If you want a more mindful spin on pretty much the same sentiment, you might also turn to an article published by Psych Central of the 14th of January 2020, which suggested that you keep your New Year’s resolutions realistic.

Getting prepared

Before you start on your journey, make sure you have the tools needed to help you succeed. For example, this could be anything from mobile apps (such as calorie tracking) to an online course (if you have decided to write a book) to getting proper running gear (if you have decided to start running).

Start small

In some cases, where you are not giving something up but instead making a self-improvement, start small and build up from there. Say you want to improve your physical fitness. Rather than saying from the outset that you will do 100 press-ups a day, start with just five press-ups a day, gradually building up to as many as you can.

Put another way, make your start with “bite-sized portions”.

Measure it

One of the things that follows on from those suggestions about keeping things achievable and not biting off more than you can chew is to try and make your resolutions measurable.

Measuring your progress might be more straightforward with some resolutions than others.
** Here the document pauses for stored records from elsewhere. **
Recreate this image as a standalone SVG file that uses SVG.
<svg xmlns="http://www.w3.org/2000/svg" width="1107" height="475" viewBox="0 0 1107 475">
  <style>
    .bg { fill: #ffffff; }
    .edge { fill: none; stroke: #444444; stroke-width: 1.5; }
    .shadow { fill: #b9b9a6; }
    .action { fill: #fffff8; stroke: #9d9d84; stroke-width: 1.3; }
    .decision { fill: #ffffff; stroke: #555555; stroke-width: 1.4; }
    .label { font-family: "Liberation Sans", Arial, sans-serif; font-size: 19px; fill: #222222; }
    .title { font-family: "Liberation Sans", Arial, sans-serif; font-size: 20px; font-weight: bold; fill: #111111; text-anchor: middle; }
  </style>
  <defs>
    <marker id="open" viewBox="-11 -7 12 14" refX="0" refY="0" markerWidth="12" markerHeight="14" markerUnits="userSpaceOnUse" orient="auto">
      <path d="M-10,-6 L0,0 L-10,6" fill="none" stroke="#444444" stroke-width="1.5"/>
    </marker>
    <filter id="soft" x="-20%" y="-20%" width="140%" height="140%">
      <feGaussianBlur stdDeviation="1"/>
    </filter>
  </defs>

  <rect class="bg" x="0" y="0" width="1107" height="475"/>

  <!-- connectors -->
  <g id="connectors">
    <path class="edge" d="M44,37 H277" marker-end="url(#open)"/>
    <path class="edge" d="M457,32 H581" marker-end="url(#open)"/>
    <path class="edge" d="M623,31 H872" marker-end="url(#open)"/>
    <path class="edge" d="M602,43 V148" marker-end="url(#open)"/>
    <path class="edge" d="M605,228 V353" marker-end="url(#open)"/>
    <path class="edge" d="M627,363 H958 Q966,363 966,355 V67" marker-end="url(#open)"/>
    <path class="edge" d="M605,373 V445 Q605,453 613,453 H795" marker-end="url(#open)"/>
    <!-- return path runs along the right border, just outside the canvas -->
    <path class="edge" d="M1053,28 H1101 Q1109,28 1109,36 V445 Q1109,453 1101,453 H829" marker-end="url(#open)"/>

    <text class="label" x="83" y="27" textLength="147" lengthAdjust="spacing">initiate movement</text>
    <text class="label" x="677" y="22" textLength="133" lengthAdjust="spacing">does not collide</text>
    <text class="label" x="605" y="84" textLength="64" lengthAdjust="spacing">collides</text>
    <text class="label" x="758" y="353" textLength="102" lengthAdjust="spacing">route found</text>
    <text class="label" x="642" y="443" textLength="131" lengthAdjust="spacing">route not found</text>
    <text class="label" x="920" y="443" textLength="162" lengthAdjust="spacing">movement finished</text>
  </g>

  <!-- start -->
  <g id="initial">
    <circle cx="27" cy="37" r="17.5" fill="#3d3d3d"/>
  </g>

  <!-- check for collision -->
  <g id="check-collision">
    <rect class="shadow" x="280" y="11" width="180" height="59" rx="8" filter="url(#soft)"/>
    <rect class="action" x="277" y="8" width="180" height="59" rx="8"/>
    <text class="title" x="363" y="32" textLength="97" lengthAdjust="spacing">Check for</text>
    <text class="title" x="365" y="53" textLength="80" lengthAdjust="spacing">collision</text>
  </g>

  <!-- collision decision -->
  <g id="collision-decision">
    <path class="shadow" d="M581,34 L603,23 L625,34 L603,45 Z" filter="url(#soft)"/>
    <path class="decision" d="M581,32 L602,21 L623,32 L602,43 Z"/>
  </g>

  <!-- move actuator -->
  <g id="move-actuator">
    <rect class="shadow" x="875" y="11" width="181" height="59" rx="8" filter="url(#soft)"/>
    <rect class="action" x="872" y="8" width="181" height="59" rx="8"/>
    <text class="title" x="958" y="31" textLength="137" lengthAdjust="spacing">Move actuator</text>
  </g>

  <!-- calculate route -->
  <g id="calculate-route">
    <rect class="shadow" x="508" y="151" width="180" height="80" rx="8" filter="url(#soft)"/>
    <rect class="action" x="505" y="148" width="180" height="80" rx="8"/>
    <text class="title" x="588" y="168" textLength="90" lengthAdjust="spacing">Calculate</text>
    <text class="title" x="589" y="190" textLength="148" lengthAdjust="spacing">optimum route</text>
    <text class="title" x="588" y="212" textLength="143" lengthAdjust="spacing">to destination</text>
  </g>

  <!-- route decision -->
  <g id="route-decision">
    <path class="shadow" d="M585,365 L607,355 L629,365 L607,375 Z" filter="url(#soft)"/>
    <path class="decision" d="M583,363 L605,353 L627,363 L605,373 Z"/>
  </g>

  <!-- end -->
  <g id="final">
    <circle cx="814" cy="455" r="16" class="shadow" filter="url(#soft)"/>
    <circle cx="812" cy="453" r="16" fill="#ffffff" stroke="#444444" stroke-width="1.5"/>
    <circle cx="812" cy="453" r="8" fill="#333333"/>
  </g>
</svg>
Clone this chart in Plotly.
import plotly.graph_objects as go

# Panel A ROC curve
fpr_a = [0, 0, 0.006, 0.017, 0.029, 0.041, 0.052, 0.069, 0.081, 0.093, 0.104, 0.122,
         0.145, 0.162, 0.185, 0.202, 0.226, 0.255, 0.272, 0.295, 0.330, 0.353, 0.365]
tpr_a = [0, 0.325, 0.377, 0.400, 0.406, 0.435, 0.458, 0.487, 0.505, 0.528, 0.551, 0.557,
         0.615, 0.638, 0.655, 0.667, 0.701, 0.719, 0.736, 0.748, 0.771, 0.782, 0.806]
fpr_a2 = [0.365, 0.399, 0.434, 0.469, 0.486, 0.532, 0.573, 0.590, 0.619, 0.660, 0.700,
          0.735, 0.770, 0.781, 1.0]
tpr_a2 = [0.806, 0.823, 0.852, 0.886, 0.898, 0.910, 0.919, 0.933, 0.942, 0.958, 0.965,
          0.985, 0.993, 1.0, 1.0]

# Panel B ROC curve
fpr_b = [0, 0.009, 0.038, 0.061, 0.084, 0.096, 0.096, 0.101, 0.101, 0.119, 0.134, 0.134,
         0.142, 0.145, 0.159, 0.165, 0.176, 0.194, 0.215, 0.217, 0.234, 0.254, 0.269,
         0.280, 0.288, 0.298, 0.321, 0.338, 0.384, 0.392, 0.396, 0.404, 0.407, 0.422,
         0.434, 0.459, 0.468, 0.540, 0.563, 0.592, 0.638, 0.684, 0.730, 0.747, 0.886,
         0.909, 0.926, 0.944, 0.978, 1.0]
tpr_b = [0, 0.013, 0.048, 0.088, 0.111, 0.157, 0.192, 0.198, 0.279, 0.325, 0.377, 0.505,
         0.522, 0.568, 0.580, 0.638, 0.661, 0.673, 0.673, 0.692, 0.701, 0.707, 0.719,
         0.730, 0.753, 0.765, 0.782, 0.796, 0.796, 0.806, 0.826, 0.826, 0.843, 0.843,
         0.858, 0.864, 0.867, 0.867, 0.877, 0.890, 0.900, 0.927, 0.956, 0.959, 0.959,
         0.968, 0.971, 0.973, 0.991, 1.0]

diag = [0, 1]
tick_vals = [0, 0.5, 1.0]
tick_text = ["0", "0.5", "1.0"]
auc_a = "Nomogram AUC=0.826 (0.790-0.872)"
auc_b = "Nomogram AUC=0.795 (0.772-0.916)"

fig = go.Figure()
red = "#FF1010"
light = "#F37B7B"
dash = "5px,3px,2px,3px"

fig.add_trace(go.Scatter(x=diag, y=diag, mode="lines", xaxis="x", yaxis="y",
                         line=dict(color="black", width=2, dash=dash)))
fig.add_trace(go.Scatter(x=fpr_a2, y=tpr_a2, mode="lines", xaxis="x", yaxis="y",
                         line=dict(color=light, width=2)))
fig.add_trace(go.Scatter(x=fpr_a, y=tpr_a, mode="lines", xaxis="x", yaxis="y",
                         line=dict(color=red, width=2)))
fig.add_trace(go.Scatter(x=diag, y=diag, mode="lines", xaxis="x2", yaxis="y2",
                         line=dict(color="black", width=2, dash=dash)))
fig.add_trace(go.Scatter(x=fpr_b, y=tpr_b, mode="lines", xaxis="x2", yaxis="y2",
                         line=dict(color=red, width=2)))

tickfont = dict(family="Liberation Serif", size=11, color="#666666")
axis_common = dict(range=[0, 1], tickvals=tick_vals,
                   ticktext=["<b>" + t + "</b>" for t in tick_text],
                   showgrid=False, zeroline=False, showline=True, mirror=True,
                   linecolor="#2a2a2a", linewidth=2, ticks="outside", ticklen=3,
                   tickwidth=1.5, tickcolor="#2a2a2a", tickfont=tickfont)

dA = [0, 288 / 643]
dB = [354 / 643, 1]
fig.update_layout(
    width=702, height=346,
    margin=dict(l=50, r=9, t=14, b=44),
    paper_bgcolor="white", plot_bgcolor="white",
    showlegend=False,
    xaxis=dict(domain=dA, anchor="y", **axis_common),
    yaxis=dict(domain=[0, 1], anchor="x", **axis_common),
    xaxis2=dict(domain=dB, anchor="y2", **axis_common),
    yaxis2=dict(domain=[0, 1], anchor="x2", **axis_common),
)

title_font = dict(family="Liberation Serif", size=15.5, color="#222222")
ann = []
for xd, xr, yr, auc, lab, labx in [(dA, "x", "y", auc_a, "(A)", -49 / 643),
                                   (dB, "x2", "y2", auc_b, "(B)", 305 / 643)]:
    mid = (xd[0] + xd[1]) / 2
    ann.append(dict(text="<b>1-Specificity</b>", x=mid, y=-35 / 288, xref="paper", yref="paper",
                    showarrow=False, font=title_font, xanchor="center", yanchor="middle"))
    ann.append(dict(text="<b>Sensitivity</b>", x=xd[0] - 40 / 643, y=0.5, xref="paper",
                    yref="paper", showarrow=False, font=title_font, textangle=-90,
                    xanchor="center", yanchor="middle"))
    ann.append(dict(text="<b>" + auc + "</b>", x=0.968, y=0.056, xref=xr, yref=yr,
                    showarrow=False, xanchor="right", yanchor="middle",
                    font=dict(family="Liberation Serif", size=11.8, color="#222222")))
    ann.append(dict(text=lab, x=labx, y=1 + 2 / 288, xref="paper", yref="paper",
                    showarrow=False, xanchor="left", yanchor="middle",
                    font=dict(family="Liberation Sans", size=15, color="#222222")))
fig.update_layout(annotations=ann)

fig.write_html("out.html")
That example about improving your fitness, for instance, can be measured by the increased number of press-ups you can do.
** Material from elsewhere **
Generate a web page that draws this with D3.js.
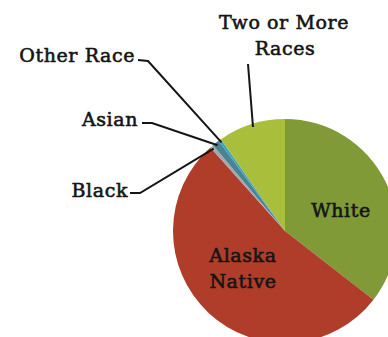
<!DOCTYPE html>
<html><head><meta charset="utf-8">
<script src="https://cdn.jsdelivr.net/npm/d3@7"></script>
<style>html,body{margin:0;padding:0;background:#fff;overflow:hidden}</style>
</head><body>
<svg id="c" width="388" height="337"></svg>
<script>
const categories = ["White", "Alaska Native", "Black", "Asian", "Other Race", "Two or More Races"];
const values = [35.5, 52.9, 0.5, 1.0, 0.4, 9.7];
const colors = ["#7F9A36", "#B03D2A", "#A3AAAC", "#4A8492", "#3DA3C6", "#A9BE3A"];

const svg = d3.select("#c");
const cx = 285, cy = 231, r = 112;
const g = svg.append("g").attr("transform", `translate(${cx},${cy})`);
const pie = d3.pie().sort(null).value(d => d)(values);
const arc = d3.arc().innerRadius(0).outerRadius(r);
g.selectAll("path").data(pie).enter().append("path")
  .attr("d", arc).attr("fill", (d, i) => colors[i]);

const font = "'DejaVu Serif', serif";
const FS = 19;
function label(x, y, t, anchor) {
  return svg.append("text").attr("x", x).attr("y", y).attr("text-anchor", anchor)
    .attr("font-family", font).attr("font-size", FS)
    .attr("letter-spacing", 0.6)
    .attr("fill", "#151515").attr("stroke", "#151515").attr("stroke-width", 0.6)
    .text(t);
}
// inside labels
label(341, 217, "White", "middle");
label(243, 262, "Alaska", "middle");
label(243, 288, "Native", "middle");

// outside labels with leader lines
const pointAt = (i, frac) => {
  const a = pie[i].startAngle + (pie[i].endAngle - pie[i].startAngle) * frac;
  return [cx + Math.sin(a) * (r - 3), cy - Math.cos(a) * (r - 3)];
};
const outside = [
  {i: 4, text: "Other Race", tx: 135, ty: 62, path: [[138, 60], [148, 61]]},
  {i: 3, text: "Asian", tx: 138, ty: 126, path: [[142, 123], [152, 123]]},
  {i: 2, text: "Black", tx: 128, ty: 197, path: [[130, 193], [140, 193]]}
];
outside.forEach(o => {
  label(o.tx, o.ty, o.text, "end");
  const pts = o.path.concat([pointAt(o.i, 0.5)]);
  svg.append("path").attr("d", d3.line()(pts)).attr("fill", "none")
    .attr("stroke", "#151515").attr("stroke-width", 2);
});
// Two or more
label(284, 29, "Two or More", "middle");
label(285, 55, "Races", "middle");
svg.append("path").attr("d", d3.line()([[248, 64], [253, 127]])).attr("fill", "none")
  .attr("stroke", "#151515").attr("stroke-width", 2);
</script>
</body></html>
If you are looking to lose weight, you can count the pounds – or kilos – you have shed. There are plenty of apps that you can use that not only track your calorie count per day but have a satisfying-to-look-at graph as your weight does downwards.
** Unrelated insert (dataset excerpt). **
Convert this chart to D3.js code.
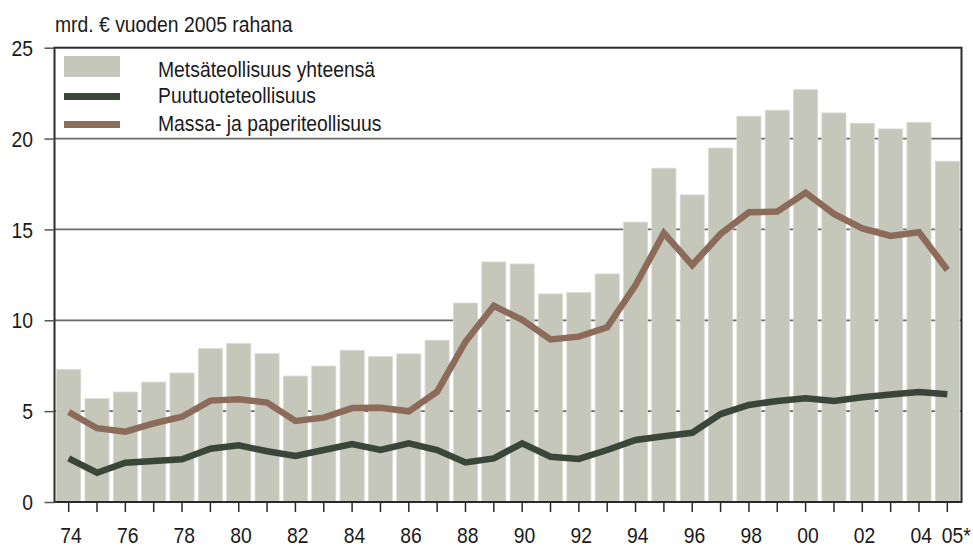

Maybe you can see financial benefits from your new habits? Research shows that after stopping smoking for a year, someone who used to smoke 20 cigarettes a day will save over £4050. Someone who drinks alcohol regularly can save an average of £1,000 a year by stopping.

With other resolutions, you might need to be a little more inventive and measure your progress by keeping a journal, making notes on your mobile, or even taking before and after pictures.


Procrastination is “a friend without benefits”, writes a contributor to Psychology Today on the 2nd of September 2020. Procrastination lets you tell yourself you have avoided completing something. But in that very avoidance, you have put paid to any chance of achieving your goals.

If you want to achieve any New Year’s resolutions, don’t delay, do it today. Stop procrastinating, says the Lifehack. It might be tempting to put off making any kind of start until the conditions are right. But that very moment, when everything comes together to make the ideal set of circumstances, is unlikely ever to come. The result is that you never get to make a start, let alone see your resolutions through to a successful conclusion.

There is a chink in everything – that’s how the light gets in

One of the false comrades in arms of procrastination is perfectionism – you are delaying taking action until the circumstances are exactly right and you stand a chance of completing your objectives perfectly.

The sad truth is that things are almost certainly never going to be that perfect. You are unlikely to complete the task to perfection. There is always likely to be some – even small – blemish in any sought-for result.

It is through precisely those imperfections, those chinks in the armour, that the light gets in – and teaches us some of the deeper home truths about the world in which we live.

Acknowledge your commitment

When you manage to reach the next step along the road to achieving a resolution – when you are genuinely making progress – it is important to reward yourself in some way so that your achievement gains the recognition it deserves.

You are physiologically designed to seek out pleasure over pain. So, keep in mind some treat, reward, or source of pleasure that you can grant yourself for achieving a particular milestone along the way to achieving a New Year’s resolution.

If you have decided to give up smoking, drinking alcohol, or your chocolate habit, for example, put the money you would have spent to one side. You can then use the money to treat yourself.

If you have lost weight, buy yourself a new outfit. And so on.

Good habits

Finally, it might be worth visiting that article in the Evening Standard once again. Remind yourself that changes, even those that you have envisaged as “good” for you, cannot be forced. However, beneficial the outcome, change is never going to happen overnight.

So, allow time for each small step to count and for your progress to take the time that it needs. If you break your resolution, don’t beat yourself up. Accept that you are human and may have the odd blip. Then start again. You are in this for the long haul.

This data is correct as at the time of writing.